PROVIDED MATERIAL →
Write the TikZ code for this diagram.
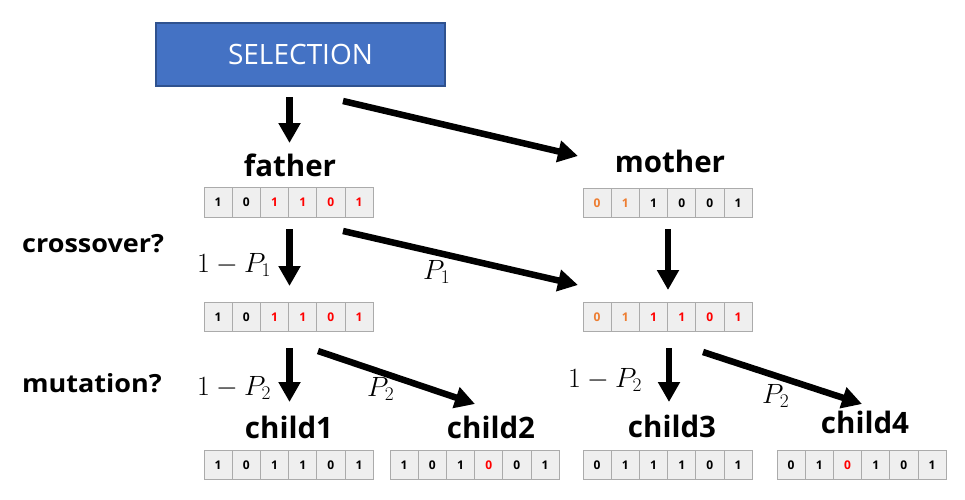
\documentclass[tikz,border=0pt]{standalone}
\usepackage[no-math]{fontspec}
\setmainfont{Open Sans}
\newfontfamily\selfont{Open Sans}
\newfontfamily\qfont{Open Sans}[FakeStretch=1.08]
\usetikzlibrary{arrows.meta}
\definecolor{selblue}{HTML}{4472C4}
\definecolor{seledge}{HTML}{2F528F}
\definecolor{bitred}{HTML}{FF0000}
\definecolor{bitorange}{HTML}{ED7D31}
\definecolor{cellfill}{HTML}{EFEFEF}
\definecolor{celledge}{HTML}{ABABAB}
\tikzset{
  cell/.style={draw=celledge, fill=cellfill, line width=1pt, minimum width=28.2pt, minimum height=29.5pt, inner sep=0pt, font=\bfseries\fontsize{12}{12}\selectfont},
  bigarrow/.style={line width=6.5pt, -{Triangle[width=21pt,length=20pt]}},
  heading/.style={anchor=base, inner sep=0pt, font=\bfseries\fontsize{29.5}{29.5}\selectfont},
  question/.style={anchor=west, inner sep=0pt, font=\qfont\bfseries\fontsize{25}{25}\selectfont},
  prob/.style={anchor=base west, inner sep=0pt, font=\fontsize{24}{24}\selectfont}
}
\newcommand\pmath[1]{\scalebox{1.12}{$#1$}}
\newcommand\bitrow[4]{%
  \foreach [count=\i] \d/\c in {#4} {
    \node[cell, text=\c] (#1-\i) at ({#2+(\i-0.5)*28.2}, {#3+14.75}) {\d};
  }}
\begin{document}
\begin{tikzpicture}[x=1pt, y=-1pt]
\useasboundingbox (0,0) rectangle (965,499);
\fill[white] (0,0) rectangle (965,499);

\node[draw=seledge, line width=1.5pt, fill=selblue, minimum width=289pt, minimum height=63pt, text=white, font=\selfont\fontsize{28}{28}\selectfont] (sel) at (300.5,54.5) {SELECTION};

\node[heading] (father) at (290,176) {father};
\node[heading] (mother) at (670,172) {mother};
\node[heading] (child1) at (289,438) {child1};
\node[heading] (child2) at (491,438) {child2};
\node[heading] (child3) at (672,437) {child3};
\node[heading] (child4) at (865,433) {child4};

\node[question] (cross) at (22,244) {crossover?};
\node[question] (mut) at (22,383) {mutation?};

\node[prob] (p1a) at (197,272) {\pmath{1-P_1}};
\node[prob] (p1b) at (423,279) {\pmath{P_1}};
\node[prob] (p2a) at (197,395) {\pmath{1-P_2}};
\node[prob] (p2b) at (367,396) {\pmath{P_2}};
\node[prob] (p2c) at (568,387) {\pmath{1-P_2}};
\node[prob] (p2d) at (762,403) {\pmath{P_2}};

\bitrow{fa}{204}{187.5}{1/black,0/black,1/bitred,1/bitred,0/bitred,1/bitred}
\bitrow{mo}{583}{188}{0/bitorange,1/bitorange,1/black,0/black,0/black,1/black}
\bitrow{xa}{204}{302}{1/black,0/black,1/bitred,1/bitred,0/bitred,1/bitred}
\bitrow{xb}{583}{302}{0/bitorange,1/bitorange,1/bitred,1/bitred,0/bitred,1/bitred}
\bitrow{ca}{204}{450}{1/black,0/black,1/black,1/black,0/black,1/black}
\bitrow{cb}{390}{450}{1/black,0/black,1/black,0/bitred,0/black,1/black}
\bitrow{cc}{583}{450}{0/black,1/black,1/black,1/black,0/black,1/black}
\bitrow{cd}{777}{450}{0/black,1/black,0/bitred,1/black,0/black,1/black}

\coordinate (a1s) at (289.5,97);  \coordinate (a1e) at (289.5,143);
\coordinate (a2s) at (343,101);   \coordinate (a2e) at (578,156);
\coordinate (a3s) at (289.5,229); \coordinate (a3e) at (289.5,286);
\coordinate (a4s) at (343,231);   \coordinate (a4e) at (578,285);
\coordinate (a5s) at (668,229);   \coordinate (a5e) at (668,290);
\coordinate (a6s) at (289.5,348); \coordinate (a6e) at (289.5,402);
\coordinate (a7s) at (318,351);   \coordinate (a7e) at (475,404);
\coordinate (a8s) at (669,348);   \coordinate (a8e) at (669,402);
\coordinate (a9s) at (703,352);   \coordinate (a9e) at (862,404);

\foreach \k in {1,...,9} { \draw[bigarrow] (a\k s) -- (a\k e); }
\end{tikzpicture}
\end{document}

EXERCISE DIRECTIONS → In your copy, leave out the pictures and reproduce the material above exactly.

SOLUTION BELOW →
Write the TikZ code for this diagram.
\documentclass[tikz,border=0pt]{standalone}
\usepackage[no-math]{fontspec}
\setmainfont{Open Sans}
\newfontfamily\selfont{Open Sans}
\newfontfamily\qfont{Open Sans}[FakeStretch=1.08]
\usetikzlibrary{arrows.meta}
\definecolor{selblue}{HTML}{4472C4}
\definecolor{seledge}{HTML}{2F528F}
\definecolor{bitred}{HTML}{FF0000}
\definecolor{bitorange}{HTML}{ED7D31}
\definecolor{cellfill}{HTML}{EFEFEF}
\definecolor{celledge}{HTML}{ABABAB}
\tikzset{
  cell/.style={draw=celledge, fill=cellfill, line width=1pt, minimum width=28.2pt, minimum height=29.5pt, inner sep=0pt, font=\bfseries\fontsize{12}{12}\selectfont},
  bigarrow/.style={line width=6.5pt, -{Triangle[width=21pt,length=20pt]}},
  heading/.style={anchor=base, inner sep=0pt, font=\bfseries\fontsize{29.5}{29.5}\selectfont},
  question/.style={anchor=west, inner sep=0pt, font=\qfont\bfseries\fontsize{25}{25}\selectfont},
  prob/.style={anchor=base west, inner sep=0pt, font=\fontsize{24}{24}\selectfont}
}
\newcommand\pmath[1]{\scalebox{1.12}{$#1$}}
\newcommand\bitrow[4]{%
  \foreach [count=\i] \d/\c in {#4} {
    \node[cell, text=\c] (#1-\i) at ({#2+(\i-0.5)*28.2}, {#3+14.75}) {\d};
  }}
\begin{document}
\begin{tikzpicture}[x=1pt, y=-1pt]
\useasboundingbox (0,0) rectangle (965,499);
\fill[white] (0,0) rectangle (965,499);

\node[draw=seledge, line width=1.5pt, fill=selblue, minimum width=289pt, minimum height=63pt, text=white, font=\selfont\fontsize{28}{28}\selectfont] (sel) at (300.5,54.5) {SELECTION};

\node[heading] (father) at (290,176) {father};
\node[heading] (mother) at (670,172) {mother};
\node[heading] (child1) at (289,438) {child1};
\node[heading] (child2) at (491,438) {child2};
\node[heading] (child3) at (672,437) {child3};
\node[heading] (child4) at (865,433) {child4};

\node[question] (cross) at (22,244) {crossover?};
\node[question] (mut) at (22,383) {mutation?};

\node[prob] (p1a) at (197,272) {\pmath{1-P_1}};
\node[prob] (p1b) at (423,279) {\pmath{P_1}};
\node[prob] (p2a) at (197,395) {\pmath{1-P_2}};
\node[prob] (p2b) at (367,396) {\pmath{P_2}};
\node[prob] (p2c) at (568,387) {\pmath{1-P_2}};
\node[prob] (p2d) at (762,403) {\pmath{P_2}};

\bitrow{fa}{204}{187.5}{1/black,0/black,1/bitred,1/bitred,0/bitred,1/bitred}
\bitrow{mo}{583}{188}{0/bitorange,1/bitorange,1/black,0/black,0/black,1/black}
\bitrow{xa}{204}{302}{1/black,0/black,1/bitred,1/bitred,0/bitred,1/bitred}
\bitrow{xb}{583}{302}{0/bitorange,1/bitorange,1/bitred,1/bitred,0/bitred,1/bitred}
\bitrow{ca}{204}{450}{1/black,0/black,1/black,1/black,0/black,1/black}
\bitrow{cb}{390}{450}{1/black,0/black,1/black,0/bitred,0/black,1/black}
\bitrow{cc}{583}{450}{0/black,1/black,1/black,1/black,0/black,1/black}
\bitrow{cd}{777}{450}{0/black,1/black,0/bitred,1/black,0/black,1/black}

\coordinate (a1s) at (289.5,97);  \coordinate (a1e) at (289.5,143);
\coordinate (a2s) at (343,101);   \coordinate (a2e) at (578,156);
\coordinate (a3s) at (289.5,229); \coordinate (a3e) at (289.5,286);
\coordinate (a4s) at (343,231);   \coordinate (a4e) at (578,285);
\coordinate (a5s) at (668,229);   \coordinate (a5e) at (668,290);
\coordinate (a6s) at (289.5,348); \coordinate (a6e) at (289.5,402);
\coordinate (a7s) at (318,351);   \coordinate (a7e) at (475,404);
\coordinate (a8s) at (669,348);   \coordinate (a8e) at (669,402);
\coordinate (a9s) at (703,352);   \coordinate (a9e) at (862,404);

\foreach \k in {1,...,9} { \draw[bigarrow] (a\k s) -- (a\k e); }
\end{tikzpicture}
\end{document}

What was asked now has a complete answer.